I plan to do the same thing because we have so many squirrels in our backyard which tear up my lawn and flower beds on a regular base. My only problem is I live in a city with small lots and of course I have "animal loving" neighbors. I am sure as soon as they see me killing a squirrel I will have cops at on my front porch (again).With this I have an unsolved issue:

How to trap them without my neighbors noticing it?

Any suggestion is appreciated!


----------



## Pugetsound (Feb 5, 2002)

How about keeping them in the live trap and sticking them in water like she does? Don't know if it is legal but it is an option if legal.


----------



## melanyrae62 (Jan 1, 2012)

HSV1936 said:


> I plan to do the same thing because we have so many squirrels in our backyard which tear up my lawn and flower beds on a regular base. My only problem is I live in a city with small lots and of course I have "animal loving" neighbors. I am sure as soon as they see me killing a squirrel I will have cops at on my front porch (again).With this I have an unsolved issue:
> 
> How to trap them without my neighbors noticing it?
> 
> Any suggestion is appreciated!


Amazing. All roads lead to da U.P. Just did a google search on my Seattle squirrel interview so that I could record how widespread the coverage was (trying to sell a book idea), and what did appear?! Interest in the very area I grew up.

I always said, you can take the girl outta Florence, Wisconsin, but you can't take F.W. outta the girl : ) 

I have a little more detail about the squirrel's demise on my blog: www.essentialbread.com There you will find a full discussion on drowning and other methods ("rat zapper" is a product that works great)

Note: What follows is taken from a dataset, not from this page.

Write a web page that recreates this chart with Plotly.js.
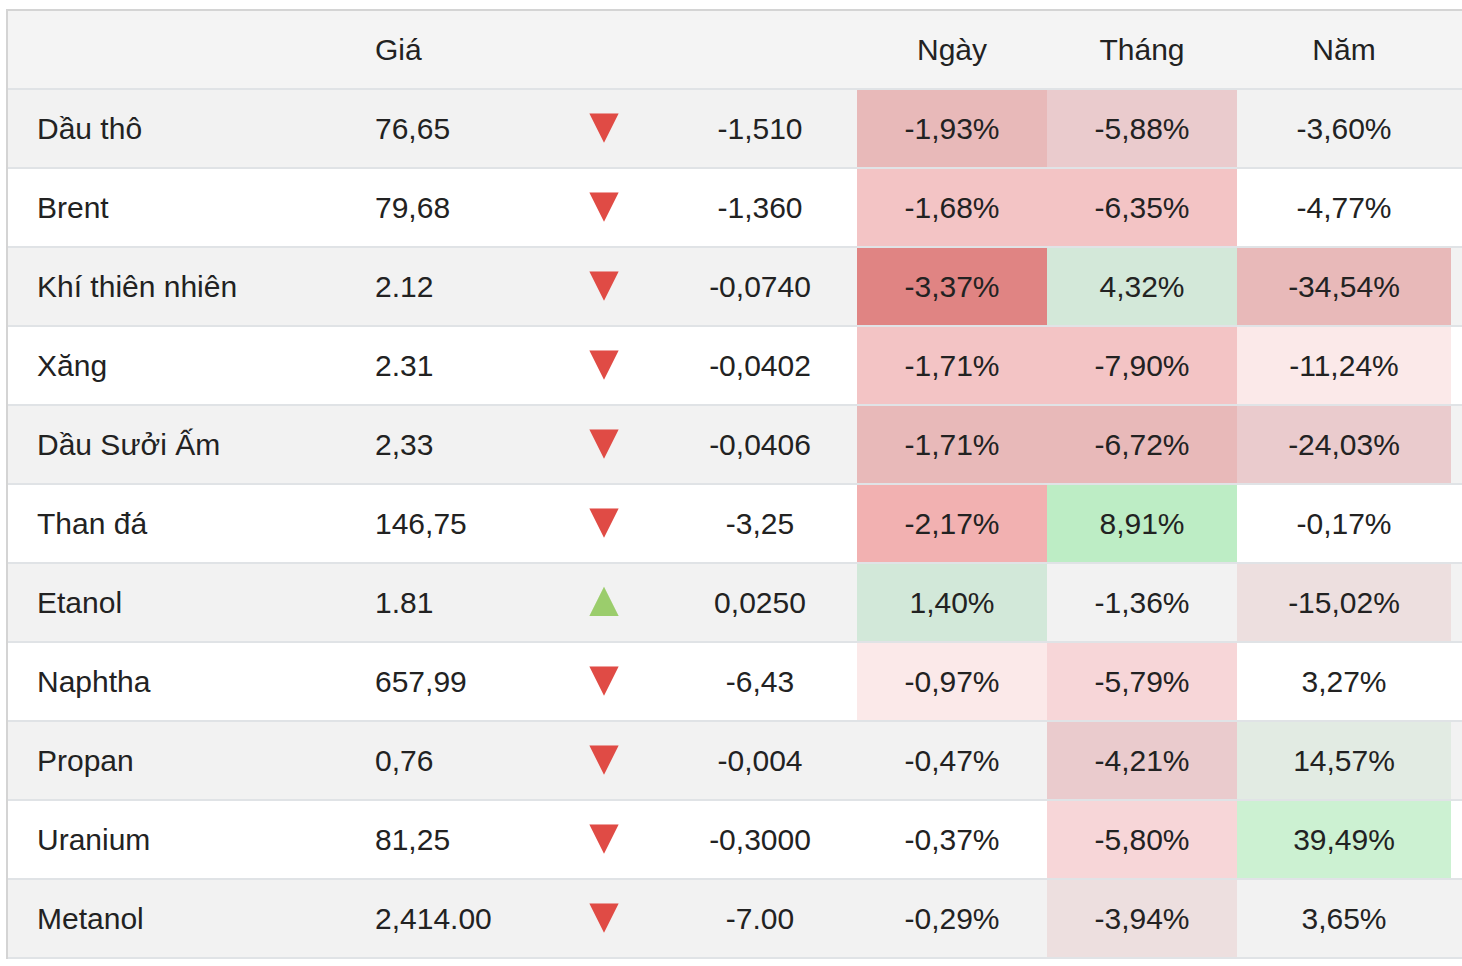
<!DOCTYPE html>
<html>
<head>
<meta charset="utf-8">
<script src="https://cdn.plot.ly/plotly-3.0.1.min.js"></script>
<style>
  html, body { margin: 0; padding: 0; background: #ffffff; }
  #chart { width: 1462px; height: 966px; }
</style>
</head>
<body>
<div id="chart"></div>
<script>
// ---------- data (as displayed) ----------
const headers = ['', 'Giá', '', '', 'Ngày', 'Tháng', 'Năm'];
const names = ['Dầu thô', 'Brent', 'Khí thiên nhiên', 'Xăng', 'Dầu Sưởi Ấm', 'Than đá', 'Etanol', 'Naphtha', 'Propan', 'Uranium', 'Metanol'];
const prices = ['76,65', '79,68', '2.12', '2.31', '2,33', '146,75', '1.81', '657,99', '0,76', '81,25', '2,414.00'];
const changes = ['-1,510', '-1,360', '-0,0740', '-0,0402', '-0,0406', '-3,25', '0,0250', '-6,43', '-0,004', '-0,3000', '-7.00'];
const dayPct = ['-1,93%', '-1,68%', '-3,37%', '-1,71%', '-1,71%', '-2,17%', '1,40%', '-0,97%', '-0,47%', '-0,37%', '-0,29%'];
const monthPct = ['-5,88%', '-6,35%', '4,32%', '-7,90%', '-6,72%', '8,91%', '-1,36%', '-5,79%', '-4,21%', '-5,80%', '-3,94%'];
const yearPct = ['-3,60%', '-4,77%', '-34,54%', '-11,24%', '-24,03%', '-0,17%', '-15,02%', '3,27%', '14,57%', '39,49%', '3,65%'];

// ---------- cell highlight colours (null = row background) ----------
const dayFill = ['#e8b9b9', '#f3c4c5', '#e08483', '#f3c4c5', '#e8b9b9', '#f2b1b1', '#d2e8d9', '#fbe9e9', null, null, null];
const monthFill = ['#eacbcd', '#f3c4c5', '#d3e8d9', '#f3c4c5', '#e8b9b9', '#bdedc5', null, '#f7d6d8', '#eacbcd', '#f7d6d8', '#eddfdf'];
const yearFill = [null, null, '#e8b9b9', '#fbe9e9', '#eacbcd', null, '#eddfdf', null, '#e2ebe3', '#ccf1d2', null];

// ---------- layout constants (pixels) ----------
const W = 1462, H = 966;
const ML = 8, MR = 0, MT = 11, MB = 7;
const ROW_PX = 79;            // row pitch
const GAP_PX = 2;             // separator thickness
const FIRST_CENTER = 49.5;    // pixel centre of header row
const TEXT_SHIFT_PX = 3;      // baseline nudge for body text
const HEAD_SHIFT_PX = 3;      // baseline nudge for header text
const ARROW_SHIFT_PX = 0.5;   // baseline nudge for arrow glyphs
const FONT = 'Liberation Sans, Arial, Helvetica, sans-serif';
const FS = 30;
const ARROW_FS = 50;
const TXT = '#222222';
const HEADER_BG = '#f4f4f4', ODD_BG = '#f2f2f2', EVEN_BG = '#ffffff';
const SEP = '#e0e3e6', BORDER = '#d4d4d4';
const UP = '#9bcd6c', DOWN = '#e04b45';

const col = {
  name: { left: 37 },
  price: { left: 375 },
  arrow: { center: 604 },
  change: { center: 760 },
  day: { start: 857, end: 1047 },
  month: { start: 1047, end: 1237 },
  year: { start: 1237, end: 1451 }
};

const n = names.length;
const rowsAll = [...Array(n + 1).keys()];           // 0 = header
const rowsData = rowsAll.slice(1);
const rowBg = rowsAll.map(k => k === 0 ? HEADER_BG : (k % 2 === 1 ? ODD_BG : EVEN_BG));
const ty = (rows, px) => rows.map(k => k + px / ROW_PX);
const barW = (ROW_PX - GAP_PX) / ROW_PX;

const yTop = (MT - FIRST_CENTER) / ROW_PX;
const yBot = (H - MB - FIRST_CENTER) / ROW_PX;
const mid = spec => (spec.start + spec.end) / 2;

function cellBar(spec, fills) {
  return {
    type: 'bar', orientation: 'h',
    y: rowsData,
    base: rowsData.map(() => spec.start),
    x: rowsData.map(() => spec.end - spec.start),
    width: barW,
    marker: { color: fills.map((c, i) => c || rowBg[i + 1]), line: { width: 0 } },
    hoverinfo: 'skip', showlegend: false
  };
}

function textTrace(x, y, text, pos, color, size) {
  return {
    type: 'scatter', mode: 'text',
    x: x, y: y, text: text, textposition: pos,
    textfont: { family: FONT, size: size || FS, color: color || TXT },
    hoverinfo: 'skip', showlegend: false, cliponaxis: false
  };
}

const isUp = changes.map(c => c.trim().charAt(0) !== '-');

const traces = [
  {
    type: 'bar', orientation: 'h',
    y: rowsAll,
    base: rowsAll.map(() => ML),
    x: rowsAll.map(() => W - ML),
    width: barW,
    marker: { color: rowBg, line: { width: 0 } },
    hoverinfo: 'skip', showlegend: false
  },
  cellBar(col.day, dayFill),
  cellBar(col.month, monthFill),
  cellBar(col.year, yearFill),
  // header
  textTrace([col.price.left], ty([0], HEAD_SHIFT_PX), [headers[1]], 'middle right'),
  textTrace([mid(col.day), mid(col.month), mid(col.year)], ty([0, 0, 0], HEAD_SHIFT_PX), headers.slice(4), 'middle center'),
  // body
  textTrace(rowsData.map(() => col.name.left), ty(rowsData, TEXT_SHIFT_PX), names, 'middle right'),
  textTrace(rowsData.map(() => col.price.left), ty(rowsData, TEXT_SHIFT_PX), prices, 'middle right'),
  textTrace(rowsData.map(() => col.arrow.center), ty(rowsData, ARROW_SHIFT_PX), isUp.map(u => u ? '▲' : '▼'), 'middle center',
            isUp.map(u => u ? UP : DOWN), ARROW_FS),
  textTrace(rowsData.map(() => col.change.center), ty(rowsData, TEXT_SHIFT_PX), changes, 'middle center'),
  textTrace(rowsData.map(() => mid(col.day)), ty(rowsData, TEXT_SHIFT_PX), dayPct, 'middle center'),
  textTrace(rowsData.map(() => mid(col.month)), ty(rowsData, TEXT_SHIFT_PX), monthPct, 'middle center'),
  textTrace(rowsData.map(() => mid(col.year)), ty(rowsData, TEXT_SHIFT_PX), yearPct, 'middle center')
];

const layout = {
  width: W, height: H,
  margin: { l: ML, r: MR, t: MT, b: MB, pad: 0 },
  paper_bgcolor: '#ffffff',
  plot_bgcolor: SEP,
  barmode: 'overlay',
  showlegend: false,
  xaxis: {
    range: [ML, W], fixedrange: true, showgrid: false, zeroline: false,
    showticklabels: false, ticks: '', side: 'top',
    showline: true, linecolor: BORDER, linewidth: 2
  },
  yaxis: {
    range: [yBot, yTop], fixedrange: true, showgrid: false, zeroline: false,
    showticklabels: false, ticks: '',
    showline: true, linecolor: BORDER, linewidth: 2
  },
  font: { family: FONT, color: TXT }
};

Plotly.newPlot('chart', traces, layout, { displayModeBar: false, staticPlot: true });
</script>
</body>
</html>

Best wishes and Happy New Year! Melany Vorass


----------



## JonnyStaxx (Apr 9, 2008)

I have a ton of those little buggers running around at all times. I never thought of trapping them. I was going to take a decently powered pellet gun and scope and go to work on them. Pretty sure the neighbors would be pissed about that. Also, how would you keep dogs out of the squirrel traps and what kind of traps do you use?


----------



## melanyrae62 (Jan 1, 2012)

I only take the Eastern grey squirrels here in town (Seattle) as they're invasive. There are quite a few native squirrels that are on the endangered/threatened list, so be careful. They generally don't share habitat though (especially not where I'm at) with other squirrels.

In Europe, medeival royalty highly valued squirrel pelts for clothing finery and hats. The pelts were also used as currency back then. 

The meat is good. It's just a matter of getting them humanely and without shredding the meat to bits in the process. 

I can't tell you how much hate mail I've received over this. Life in a Northwest city, sighhh. This morning's: "Listen you squirrel murdering, non-moral, depraved, barbaric scum of the earth: I will find you bandit and put a bullet into your worthless, barbaric head for your murder of the untouchable, precious squirrels." What a dumb*ss.

My relatives in northern WI are getting a real kick out of all the hubbub, as you can imagine : )


----------



## JonnyStaxx (Apr 9, 2008)

Pretty sure the ones in my area are not endangered. I told my gf about the blog and the dish you made. She told me that if I made her a squirrel risotto and didn't tell her what was in it, she would leave me lol. I will double check the types of squirrels in the area and figure out what is fair game. 

Sorry to hear about the hate mail. Generally, people will be *******s if they don't have an open mind. The untouchable, precious squirrel bit is pretty hilarious though. I wonder if they curse the things for destroying their gardens and bird feeders? Unlike them, you found a tasty way to deal with an invasive species.


----------



## emason323 (Nov 9, 2007)

I work with a few people that twould like to believe meat grows in the super market. They like to give me a little grief when i bring in the occasional venison, squirrel, or cute little bunny. It was funny how after the saw Food Inc. how their attitudes changed and they were asking to sample my "exotic" dishes.


----------



## monroeboy1 (Nov 22, 2010)

My nieghbors feed squirrels everyday,the squirrels actuall come up to there back door and beg for food, they take the food right out of there hand and these squirrels are huge,they have about 10 that run around there yard,they said the count has gone down a bit because they have had a red hawk perching in there tree waiting for dinner, i haqve never seen squirrels so fat


----------